Without learning, there is no growth. Most businesses shifted their focus to learning and development as they realised that only “learning” can pave the path for innovation. And doing is learning half done. What is the other half all about then? The other half is all about what “doing” leads to.
Streamlining “the doing” part happens through tasks. Tasks are the basic building blocks of any strategy. While most organisations developed in scale, the task list also grew proportionally. Task management systems had to be set up due to the high interdependency between tasks.
Every organisation uses some form of task management system. From excel, gantt chart and emails to ticketing systems. We are not addressing how effective these systems are and how they impact the bottomline. What we are looking at is whether these task managements contribute to long term strategy.

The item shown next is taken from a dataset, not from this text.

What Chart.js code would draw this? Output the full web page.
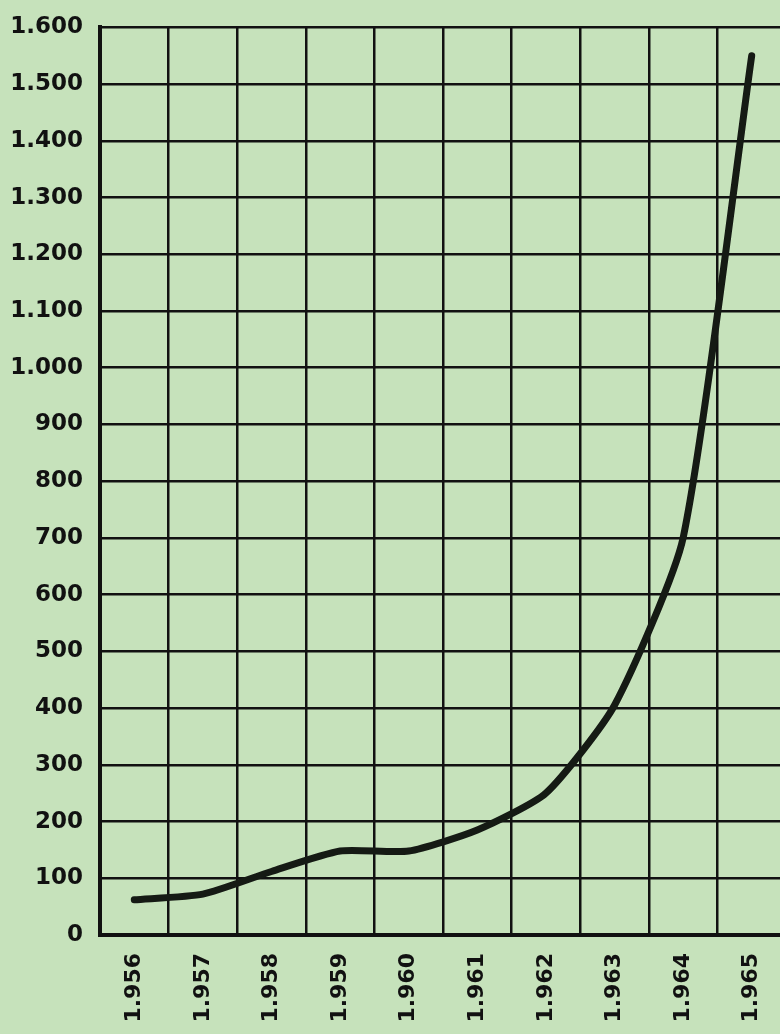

Let’s look at what doing a task results in. It starts before the task starts.
- Objective – Before doing a task, the objective gets set up. Why a certain task needs to be done drives the “how” of the task.
- Requirement Gathering – After the objective, doing a task needs sizing up of the details. What resources – both human and non-human are required?
- Defining the interdependencies – What other tasks are required to be fulfilled in order to do this task? And how many other tasks are dependent on it? That would help put a timeline to the task?
- Standard Or Non-Standard – Is it a standard task? Or is it a one-off task specific to the project? That would define who all need to be involved to ideate about how the task is to be completed.
Although the above processes get ingrained in the operations as basics, there is still no way the task management system evolves with every task. Why?
Because the know-how for every task is assumed to be constant. And that nullifies the scope for spreading the ideas & innovations brought in during day-to-day operations. Those “better ways” to do a task find way into everyone’s minds only when a top-down meeting emphasises on them. That can be very detrimental to the growth culture in an organisation in today’s dynamic environment where everything is real-time including growth.
What if the knowledge that is gathered, explored, tested and refined while doing daily tasks is used to understand the collective intelligence of the organisation? What if this knowledge gets documented and stored so that it can serve as a ready reference to the other teams dealing with task resolution or worse, escalation? What is the several ideas and opinions regarding the tasks & processes could be looked over a period of time rather than a scheduled time-bound meeting for reviewing the efforts?
The fact that you have the know-how as well as a constantly evolving pool of intelligence to tap the realities can arm the strategy makers with so much more power to create long term strategy. The future can be envisioned based on solid grounding of what is happening and how it can be made better.
The task management system these days can provision to tap the intelligence that is associated with not just doing tasks but also resolving critical issues. It will bring in a culture of ideation and brainstorming amongst those who are otherwise engrossed in meeting deadlines and checking off the assigned tasks. Is it not the most crucial element in creating long term strategies & making them successful?